World War II is finally over and all of London is preparing for a huge party. Princess Elizabeth (Sarah Gadon) and Princess Margaret (Bel Powley) would like to join into the festivities, incognito. The King (Rupert Everett) and Queen (Emily Watson) are not really convinced that it’s a good idea, but then give in anyway. Chaperoned by Lieutenatns Pryce (Jack Laskey) and Burridge (Jack Gordon) they make their way into the city. Soon enough though, they not only escape their chaperones but also lose each other. Elizabeth recruits soldier Jack (Jack Reynor) to help her get Margaret home in one piece and before their curfew.
A Royal Night Out was a sweet, fun film that takes absolutely no (narrative) risks whatsoever, transforming the royal family almost ino superhumans in their attempt to be pleasing.
Don’t get me wrong, I really enjoyed the film. It had nice pacing, was funny and well-made. Both Sarah Gadon and Bel Powley were excellent (although admittedly, Bel Powley stole the limelight a bit by managing to make Margaret an interesting mix of naive and weary), and Rupert Everett and Emily Watson were so good, it was almost disappointing that they only played supporting characters.

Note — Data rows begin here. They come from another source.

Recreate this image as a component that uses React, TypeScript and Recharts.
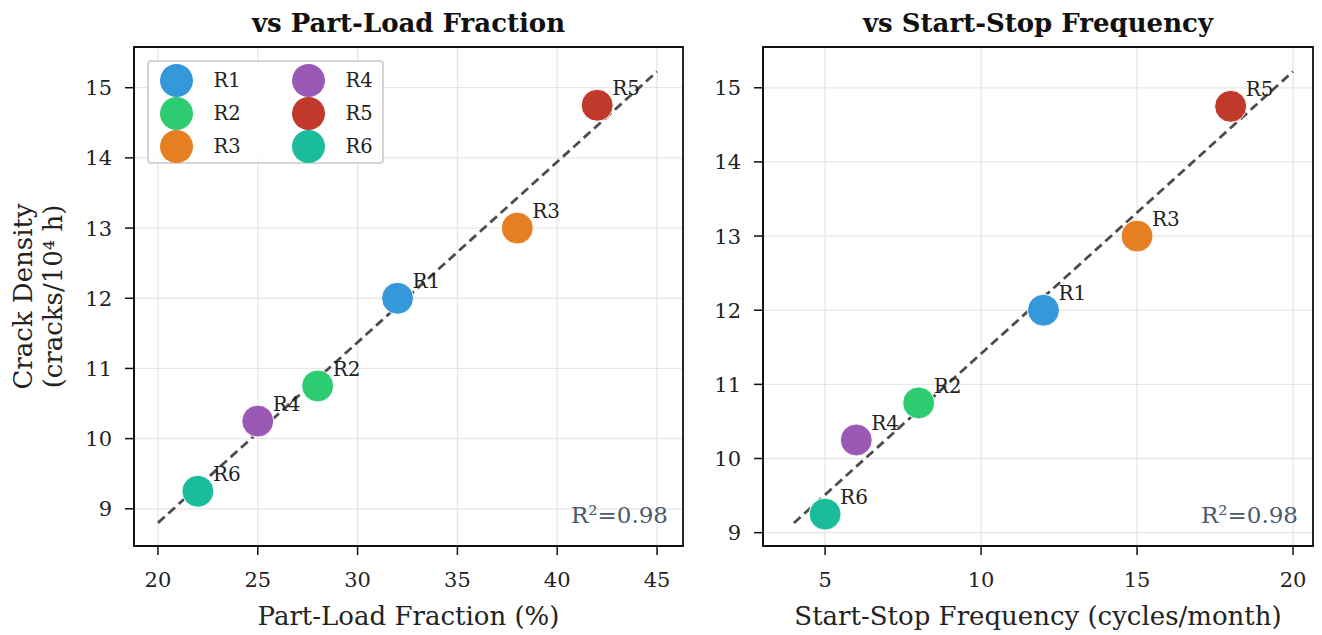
import React from 'react';
import {
  ScatterChart, Scatter, XAxis, YAxis, CartesianGrid, ReferenceLine, ReferenceArea,
} from 'recharts';

const regions = ['R1', 'R2', 'R3', 'R4', 'R5', 'R6'];
const regionColors = ['#3498db', '#2ecc71', '#e67e22', '#9b59b6', '#c0392b', '#1abc9c'];
const partLoad = [32, 28, 38, 25, 42, 22];
const startStop = [12, 8, 15, 6, 18, 5];
const crackDensity = [12.0, 10.75, 13.0, 10.25, 14.75, 9.25];

const partLoadTicks = [20, 25, 30, 35, 40, 45];
const startStopTicks = [5, 10, 15, 20];
const crackTicks = [9, 10, 11, 12, 13, 14, 15];

const fitPartLoad = [{ x: 20, y: 8.8 }, { x: 45, y: 15.23 }];
const fitStartStop = [{ x: 4, y: 9.13 }, { x: 20, y: 15.22 }];

const FONT = '"DejaVu Serif", serif';

const Marker = (props: any) => {
  const { cx, cy, fill, payload } = props;
  return (
    <g>
      <circle cx={cx} cy={cy} r={16} fill={fill} stroke="#fff" strokeWidth={1} />
      <text x={cx + 15} y={cy - 10} fontSize={20} fontFamily={FONT} fill="#222">
        {payload.name}
      </text>
    </g>
  );
};

const tickStyle = { fill: '#222', fontSize: 21, fontFamily: FONT };

type PanelProps = {
  xs: number[];
  xDomain: [number, number];
  yDomain: [number, number];
  xTicks: number[];
  fit: { x: number; y: number }[];
  xLabel: string;
  width: number;
  margin: { top: number; right: number; bottom: number; left: number };
  yAxisWidth: number;
  showYLabel: boolean;
};

const Panel = (p: PanelProps) => (
  <ScatterChart width={p.width} height={635} margin={p.margin}>
    <CartesianGrid stroke="#e6e6e6" strokeWidth={1.3} />
    <XAxis
      type="number"
      dataKey="x"
      domain={p.xDomain}
      ticks={p.xTicks}
      allowDataOverflow
      tick={tickStyle}
      tickSize={9}
      tickMargin={17}
      tickLine={{ stroke: '#111', strokeWidth: 1.5 }}
      axisLine={{ stroke: '#111', strokeWidth: 1.8 }}
      height={80}
      label={{ value: p.xLabel, position: 'insideBottom', offset: 1, fontSize: 26, fontFamily: FONT, fill: '#222' }}
    />
    <YAxis
      type="number"
      dataKey="y"
      domain={p.yDomain}
      ticks={crackTicks}
      allowDataOverflow
      width={p.yAxisWidth}
      tick={tickStyle}
      tickSize={9}
      tickMargin={13}
      tickLine={{ stroke: '#111', strokeWidth: 1.5 }}
      axisLine={{ stroke: '#111', strokeWidth: 1.8 }}
      label={
        p.showYLabel
          ? {
              content: ({ viewBox }: any) => {
                const cy = viewBox.y + viewBox.height / 2;
                return (
                  <g fontFamily={FONT} fontSize={26} fill="#222">
                    <text x={23} y={cy} transform={`rotate(-90 23 ${cy})`} textAnchor="middle" dominantBaseline="central">
                      Crack Density
                    </text>
                    <text x={53} y={cy} transform={`rotate(-90 53 ${cy})`} textAnchor="middle" dominantBaseline="central">
                      (cracks/10⁴ h)
                    </text>
                  </g>
                );
              },
            }
          : undefined
      }
    />
    <ReferenceArea
      x1={p.xDomain[0]}
      x2={p.xDomain[1]}
      y1={p.yDomain[0]}
      y2={p.yDomain[1]}
      fill="none"
      fillOpacity={0}
      stroke="#111"
      strokeWidth={1.8}
      label={{
        content: ({ viewBox }: any) => (
          <text
            x={viewBox.x + viewBox.width - 15}
            y={viewBox.y + viewBox.height - 23}
            textAnchor="end"
            fontSize={23}
            fontFamily={FONT}
            fill="#4a5a6e"
          >
            R²=0.98
          </text>
        ),
      }}
    />
    <ReferenceLine segment={p.fit} stroke="#4d4d4d" strokeWidth={2.8} strokeDasharray="9 5" />
    {regions.map((name, i) => (
      <Scatter
        key={name}
        name={name}
        data={[{ x: p.xs[i], y: crackDensity[i], name }]}
        fill={regionColors[i]}
        shape={Marker}
        isAnimationActive={false}
      />
    ))}
  </ScatterChart>
);

const Legend2Col = () => (
  <div
    style={{
      position: 'absolute', left: 147, top: 60, width: 233, height: 100,
      border: '2px solid #d4d4d4', borderRadius: 4, background: 'rgba(255,255,255,0.85)',
      fontFamily: FONT, fontSize: 19.5, color: '#222',
    }}
  >
    {regions.map((name, i) => {
      const col = i < 3 ? 0 : 1;
      const row = i % 3;
      return (
        <div
          key={name}
          style={{ position: 'absolute', left: 10.5 + col * 132, top: 1.5 + row * 33, display: 'flex', alignItems: 'center', height: 33 }}
        >
          <span style={{ width: 33, height: 33, borderRadius: '50%', background: regionColors[i], display: 'inline-block' }} />
          <span style={{ marginLeft: 21 }}>{name}</span>
        </div>
      );
    })}
  </div>
);

const titleStyle: React.CSSProperties = {
  position: 'absolute', top: 8, fontFamily: FONT, fontWeight: 'bold', fontSize: 26,
  color: '#111', textAlign: 'center', whiteSpace: 'nowrap',
};

export default function App() {
  return (
    <div style={{ position: 'absolute', left: 0, top: 0, width: 1322, height: 635, background: '#fff' }}>
      <div style={{ position: 'absolute', left: 0, top: 0 }}>
        <Panel
          xs={partLoad}
          xDomain={[18.8, 46.3]}
          yDomain={[8.47, 15.58]}
          xTicks={partLoadTicks}
          fit={fitPartLoad}
          xLabel="Part-Load Fraction (%)"
          width={700}
          margin={{ top: 47, right: 17, bottom: 9, left: 14 }}
          yAxisWidth={120}
          showYLabel
        />
      </div>
      <div style={{ position: 'absolute', left: 700, top: 0 }}>
        <Panel
          xs={startStop}
          xDomain={[3.01, 20.64]}
          yDomain={[8.82, 15.55]}
          xTicks={startStopTicks}
          fit={fitStartStop}
          xLabel="Start-Stop Frequency (cycles/month)"
          width={622}
          margin={{ top: 47, right: 9, bottom: 9, left: 13 }}
          yAxisWidth={50}
          showYLabel={false}
        />
      </div>
      <div style={{ ...titleStyle, left: 134, width: 549 }}>vs Part-Load Fraction</div>
      <div style={{ ...titleStyle, left: 763, width: 550 }}>vs Start-Stop Frequency</div>
      <Legend2Col />
    </div>
  );
}
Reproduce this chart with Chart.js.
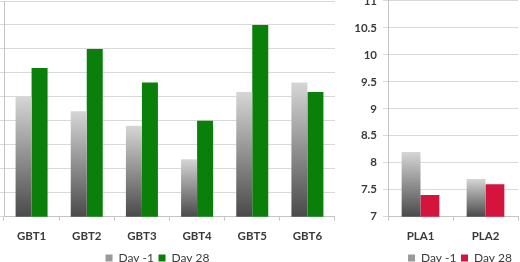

But none of the royal family really had any flaw, anything that may be, in a certain light, unlikeable, particularly not Elizabeth who is regal, yet accessible; critical, yet loyal; intelligent and opinionated – and all for the good of her country and others around her. Plus she looks like Sarah Gadon which means that she’s almost too beautiful. She makes not one wrong decision, not one wrong step in the entire film (Margaret has to fill the role of catalyst for every unwise moment).
It would have been nice if the royals, too, would have been acknowledged has humans instead of making them seem like supreme beings. But I’m probably only saying that because I’m not British and certainly not a Royalist.
In any case, as a piece of shallow entertainment, A Royal Night Out was perfectly satisfactory. If you wanted more, you’d be searching for it for a long time as for everything else, the film lacks criticism.